On Wed, Aug 23, 2023 at 7:47 AM Arthur O'Dwyer <arthur.j.odwyer@gmail.com> wrote:
On Wed, Aug 23, 2023 at 7:39 AM Frederick Virchanza Gotham via Std-Proposals <std-proposals@lists.isocpp.org> wrote:
On Wed, Aug 23, 2023 at 4:10 PM Ville Voutilainen <ville.voutilainen@gmail.com> wrote:
>
> I wonder what happened to the third strategy, which is to pass as the
> argument of existing emplace an object
> that will perform the function invocation in its conversion operator
> to the optional's element type, which then
> allows doing this without any library or language changes, and has
> field experience as a solution to this problem.


Do you mean something like the following?
GodBolt:  https://godbolt.org/z/PfM1EKaWo

Yes, but it can be done much simpler.

#include <optional>
#include <mutex>

template<class F>
struct SCSE {
F f_;
operator auto() const { return f_(); }
};

int main(void) {
std::optional<std::mutex> om;
om.emplace(SCSE([] {
return std::mutex();
}));
}

The deficiency with the current state of the world is that even SCSE doesn't help at all with returning immobile objects; you can't use SCSE to return a locked mutex, for example.

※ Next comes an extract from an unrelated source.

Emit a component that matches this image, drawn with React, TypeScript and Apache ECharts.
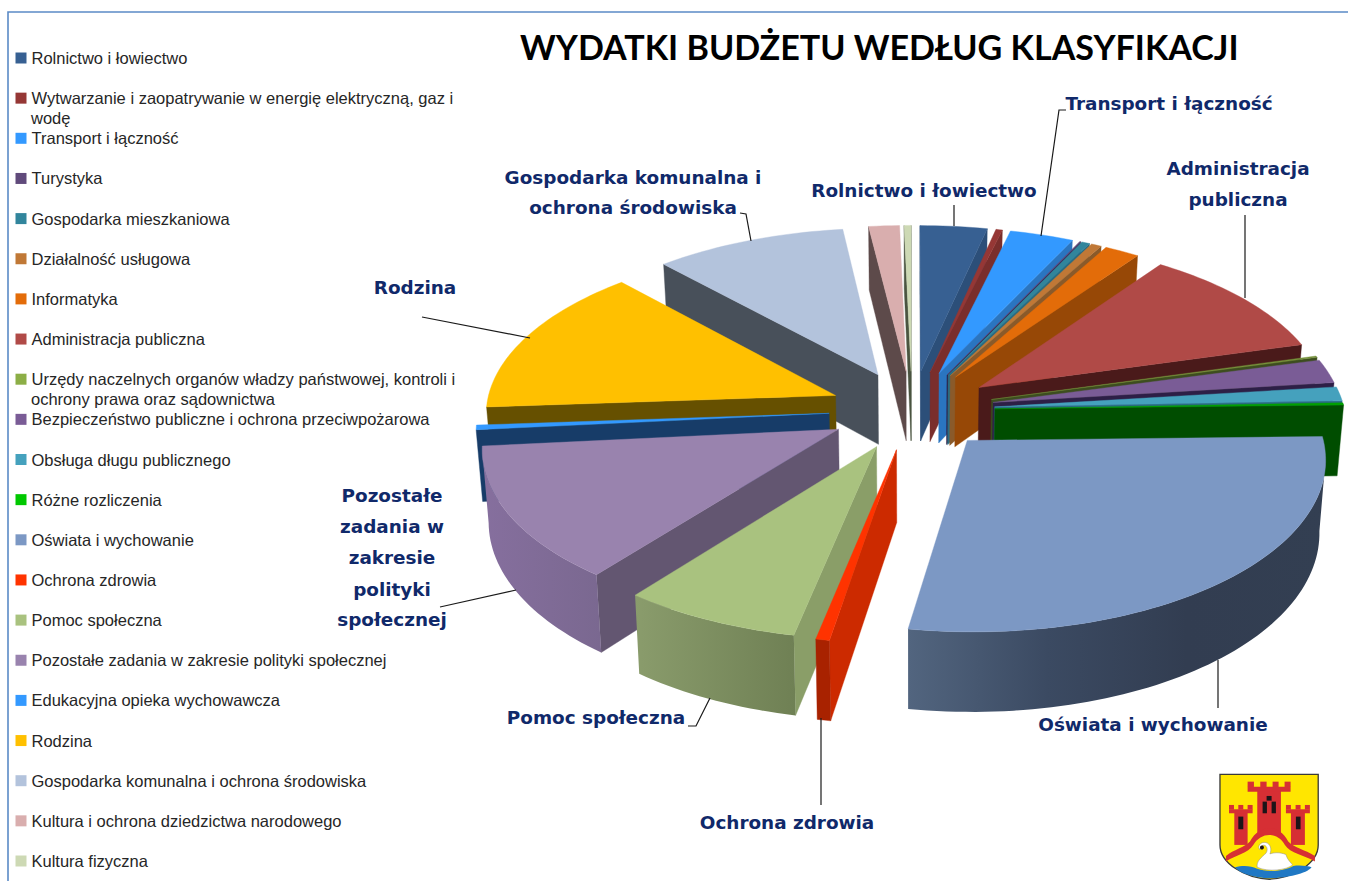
import React, { useEffect, useRef } from "react";
import * as echarts from "echarts";

const categories = [
  "Rolnictwo i łowiectwo",
  "Wytwarzanie i zaopatrywanie w energię elektryczną, gaz i\nwodę",
  "Transport i łączność",
  "Turystyka",
  "Gospodarka mieszkaniowa",
  "Działalność usługowa",
  "Informatyka",
  "Administracja publiczna",
  "Urzędy naczelnych organów władzy państwowej, kontroli i\nochrony prawa oraz sądownictwa",
  "Bezpieczeństwo publiczne i ochrona przeciwpożarowa",
  "Obsługa długu publicznego",
  "Różne rozliczenia",
  "Oświata i wychowanie",
  "Ochrona zdrowia",
  "Pomoc społeczna",
  "Pozostałe zadania w zakresie polityki społecznej",
  "Edukacyjna opieka wychowawcza",
  "Rodzina",
  "Gospodarka komunalna i ochrona środowiska",
  "Kultura i ochrona dziedzictwa narodowego",
  "Kultura fizyczna",
];
const values = [3.44, 0.33, 3.28, 0.06, 0.42, 0.53, 1.8, 10.78, 0.14, 2.28, 1.36, 0.22, 28.0, 0.56, 7.36, 12.89, 0.44, 14.31, 9.86, 1.58, 0.36];
const legendColors = ["#376092", "#953735", "#3399ff", "#604a7b", "#31859c", "#c07836", "#e36c09", "#b04a47", "#8cae46", "#7a5c96", "#45a1bd", "#00c800", "#7c98c4", "#ff3300", "#a9c27f", "#9983ae", "#3399ff", "#ffc000", "#b3c3dc", "#d9aeae", "#cdd9b4"];
const topColors = ["#376092", "#953735", "#3399ff", "#604a7b", "#31859c", "#c07836", "#e36c09", "#b04a47", "#76923c", "#7a5c96", "#45a1bd", "#00a000", "#7c98c4", "#ff3300", "#a9c27f", "#9983ae", "#3399ff", "#ffc000", "#b3c3dc", "#d9aeae", "#cdd9b4"];
const sideColors = ["#2c4f79", "#7a2e2c", "#2a75c0", "#2d1f46", "#2a6b80", "#8a5a2a", "#974806", "#4a1a1a", "#3d4d1f", "#2d1f46", "#2a6b80", "#004d00", "#2e3a4d", "#cc2a00", "#8a9e68", "#635671", "#173c68", "#665000", "#48505a", "#5d4a4a", "#4a5440"];
const rimColors: string[][] = [["#2c4f79"], ["#7a2e2c"], ["#2a75c0"], ["#2d1f46"], ["#2a6b80"], ["#8a5a2a"], ["#974806"], ["#4a1a1a"], ["#3d4d1f"], ["#2d1f46"], ["#2a6b80"], ["#004d00"], ["#52657f", "#3b4a62", "#323d51", "#333f52"], ["#a82200"], ["#8a9c6c", "#6f8054"], ["#866f9e", "#7a6890"], ["#173c68"], ["#665000"], ["#48505a"], ["#5d4a4a"], ["#4a5440"]];

const labelFont = "'DejaVu Sans'";
const labelColor = "#10296a";
const labels: [string, number, number][] = [
  ["Transport i łączność", 1169, 103],
  ["Administracja", 1238, 168],
  ["publiczna", 1238, 199],
  ["Rolnictwo i łowiectwo", 924, 190],
  ["Gospodarka komunalna i", 633, 177],
  ["ochrona środowiska", 633, 207],
  ["Rodzina", 415, 287],
  ["Pozostałe", 392, 495],
  ["zadania w", 392, 526],
  ["zakresie", 392, 557],
  ["polityki", 392, 589],
  ["społecznej", 392, 619],
  ["Pomoc społeczna", 596, 717],
  ["Ochrona zdrowia", 787, 822],
  ["Oświata i wychowanie", 1153, 724],
];
const leaders: [number, number][][] = [
  [[954, 205], [954, 226]],
  [[1066, 110], [1059, 110], [1041, 236]],
  [[1245, 215], [1245, 298]],
  [[740, 213], [746, 214], [751, 241]],
  [[422, 317], [530, 338]],
  [[440, 607], [516, 590]],
  [[688, 726], [696, 726], [710, 698]],
  [[821, 718], [821, 805]],
  [[1218, 660], [1218, 708]],
];

const CX = 912;
const CY = 410;
const RX = 350;
const RY = 166.9;
const PERSP = 0.0958;
const EXPLODE = 0.237;
const DEPTH = 71;
const BOTTOM_SHRINK = 0.985;

const total = values.reduce((a, b) => a + b, 0);
const starts: number[] = [];
values.reduce((acc, v, i) => {
  starts[i] = acc;
  return acc + v;
}, 0);

function project(u: number, v: number, lower: boolean): number[] {
  const s = 1 / (1 - PERSP * v);
  const x = RX * u * s;
  const y = CY + RY * v * s;
  return lower ? [CX + x * BOTTOM_SHRINK, y + DEPTH * s] : [CX + x, y];
}

function renderSlice(i: number, value: number) {
  const a0 = (starts[i] / total) * Math.PI * 2;
  const a1 = a0 + (value / total) * Math.PI * 2;
  const mid = (a0 + a1) / 2;
  const ox = EXPLODE * Math.sin(mid);
  const oy = -EXPLODE * Math.cos(mid);
  const steps = Math.max(2, Math.ceil((a1 - a0) / 0.025));
  const rim: number[][] = [];
  for (let k = 0; k <= steps; k++) {
    const t = a0 + ((a1 - a0) * k) / steps;
    rim.push([ox + Math.sin(t), oy - Math.cos(t)]);
  }
  const top = rim.map((p) => project(p[0], p[1], false));
  const bot = rim.map((p) => project(p[0], p[1], true));
  const tipT = project(ox, oy, false);
  const tipB = project(ox, oy, true);
  const children: any[] = [];
  const poly = (points: number[][], fill: any) => ({ type: "polygon", shape: { points }, style: { fill, stroke: typeof fill === "string" ? fill : undefined, lineWidth: 0.4 } });
  if (top[0][0] < tipT[0]) children.push(poly([tipT, top[0], bot[0], tipB], sideColors[i]));
  const n = top.length - 1;
  if (tipT[0] < top[n][0]) children.push(poly([top[n], tipT, tipB, bot[n]], sideColors[i]));
  const vis: number[] = [];
  for (let k = 0; k <= n; k++) {
    if ((k < n && top[k + 1][0] < top[k][0]) || (k > 0 && top[k][0] < top[k - 1][0])) vis.push(k);
  }
  if (vis.length > 1) {
    const pts = vis.map((k) => top[k]).concat(vis.slice().reverse().map((k) => bot[k]));
    const stops = rimColors[i];
    const fill = stops.length > 1
      ? new echarts.graphic.LinearGradient(0, 0, 1, 0, stops.map((color, j) => ({ offset: j / (stops.length - 1), color })))
      : stops[0];
    children.push(poly(pts, fill));
  }
  children.push(poly([tipT, ...top], topColors[i]));
  return { type: "group", children };
}

const midOf = (i: number) => ((starts[i] + values[i] / 2) / total) * Math.PI * 2;
const drawOrder = categories.map((_, i) => i).sort((p, q) => -Math.cos(midOf(p)) + Math.cos(midOf(q)));

const shieldPath = "M60,43 H355 V255 C355,310 280,355 208,358 C135,355 60,310 60,255 Z";
const seaPath = "M105,322 C130,315 155,318 170,326 C200,338 250,335 280,318 C300,315 325,318 335,322 C320,342 260,354 208,355 C165,354 120,342 105,322 Z";
const archPath = "M78,288 C100,270 135,262 150,245 C165,215 190,205 208,205 C228,205 250,215 265,245 C280,262 315,270 345,288 L345,305 C315,285 270,280 255,255 C245,235 225,225 208,225 C190,225 172,235 160,255 C145,280 105,285 78,305 Z";
const swanPath = "M172,322 C168,305 185,292 198,280 C206,268 200,255 190,256 C184,257 182,262 180,270 L176,262 C178,250 188,246 198,248 C212,252 216,268 210,282 C220,278 240,276 258,284 C262,300 275,310 278,315 C262,330 205,338 172,322 Z";
echarts.graphic.registerShape("coaShield", echarts.graphic.extendPath(shieldPath, {}));
echarts.graphic.registerShape("coaSea", echarts.graphic.extendPath(seaPath, {}));
echarts.graphic.registerShape("coaArch", echarts.graphic.extendPath(archPath, {}));
echarts.graphic.registerShape("coaSwan", echarts.graphic.extendPath(swanPath, {}));

function logoChildren() {
  const red = "#d62f34";
  const black = "#1c1418";
  const rect = (x: number, y: number, w: number, h: number, fill: string) => ({ type: "rect", shape: { x, y, width: w, height: h }, style: { fill } });
  return [
    { type: "coaShield", style: { fill: "#ffe600", stroke: "#3a3a3a", lineWidth: 4 } },
    { type: "coaSea", style: { fill: "#1f78c4" } },
    rect(103, 155, 40, 100, red),
    rect(87, 148, 71, 12, red),
    rect(87, 135, 15, 14, red),
    rect(115, 135, 15, 14, red),
    rect(143, 135, 15, 14, red),
    rect(273, 155, 42, 100, red),
    rect(258, 148, 72, 12, red),
    rect(258, 135, 15, 14, red),
    rect(287, 135, 15, 14, red),
    rect(315, 135, 15, 14, red),
    rect(172, 90, 71, 130, red),
    rect(143, 80, 129, 15, red),
    rect(143, 65, 19, 16, red),
    rect(181, 65, 19, 16, red),
    rect(218, 65, 18, 16, red),
    rect(254, 65, 18, 16, red),
    { type: "coaArch", style: { fill: red } },
    rect(188, 125, 13, 35, black),
    rect(215, 125, 13, 35, black),
    rect(200, 108, 15, 14, black),
    rect(115, 170, 15, 38, black),
    rect(288, 170, 14, 38, black),
    { type: "coaSwan", style: { fill: "#ffffff", stroke: "#8a8a8a", lineWidth: 1.5 } },
    { type: "circle", shape: { cx: 186, cy: 263, r: 6 }, style: { fill: black } },
  ];
}

export default function App() {
  const ref = useRef<HTMLDivElement>(null);
  useEffect(() => {
    const chart = echarts.init(ref.current!, undefined, { renderer: "svg" });
    const series = drawOrder.map((i) => ({
      type: "custom",
      name: categories[i],
      coordinateSystem: "none",
      silent: true,
      itemStyle: { color: legendColors[i] },
      data: [[values[i]]],
      renderItem: (_p: any, api: any) => renderSlice(i, api.value(0)),
    }));
    const secondLines = categories
      .map((c, i) => ({ line: c.split("\n")[1], i }))
      .filter((d) => d.line)
      .map((d) => ({
        type: "text",
        z: 100,
        x: 31,
        y: 58 + d.i * 40.15 + 20,
        style: { text: d.line, font: "16.5px 'Liberation Sans'", fill: "#262626", textVerticalAlign: "middle" },
      }));
    const labelEls = labels.map(([text, x, y]) => ({
      type: "text",
      z: 100,
      x,
      y,
      style: { text, font: `bold 18.4px ${labelFont}`, fill: labelColor, textAlign: "center", textVerticalAlign: "middle" },
    }));
    const leaderEls = leaders.map((points) => ({
      type: "polyline",
      z: 99,
      shape: { points },
      style: { stroke: "#1a1a1a", lineWidth: 1.2, fill: "none" },
    }));
    chart.setOption({
      animation: false,
      backgroundColor: "#ffffff",
      title: {
        text: "WYDATKI BUDŻETU WEDŁUG KLASYFIKACJI",
        left: 520,
        top: 29,
        padding: 0,
        textStyle: { fontFamily: "Lato", fontWeight: "bold", fontSize: 34.1, color: "#000000" },
      },
      legend: {
        orient: "vertical",
        left: 15.5,
        top: 49.5,
        height: 830,
        padding: 0,
        selectedMode: false,
        icon: "rect",
        itemWidth: 11,
        itemHeight: 11,
        itemGap: 23.15,
        data: categories.map((name, i) => ({ name, itemStyle: { color: legendColors[i] } })),
        formatter: (name: string) => name.split("\n")[0],
        textStyle: { fontFamily: "Liberation Sans", fontSize: 16.5, color: "#262626", lineHeight: 16 },
      },
      series,
      graphic: [
        { type: "polyline", z: 90, shape: { points: [[1348, 12], [8, 12], [8, 881]] }, style: { stroke: "#5b8ac6", lineWidth: 1.6, fill: "none" } },
        ...secondLines,
        ...leaderEls,
        ...labelEls,
        { type: "group", z: 100, x: 1200, y: 760, scaleX: 1 / 3, scaleY: 1 / 3, children: logoChildren() },
      ],
    });
    return () => chart.dispose();
  }, []);
  return <div ref={ref} style={{ position: "fixed", left: 0, top: 0, width: 1348, height: 883 }} />;
}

...and of course you don't need the SCSE at all, if you have a constructor that already does what you want.

https://godbolt.org/z/fWz3EzWqx

int main(void) {
std::optional<std::mutex> om;
om.emplace();
}

The reason to use the SCSE is if you have a constructor that's non-public (so `optional::emplace` can't see it), or if you have a factory-function-that's-not-a-constructor (so `optional::emplace` isn't set up to use it).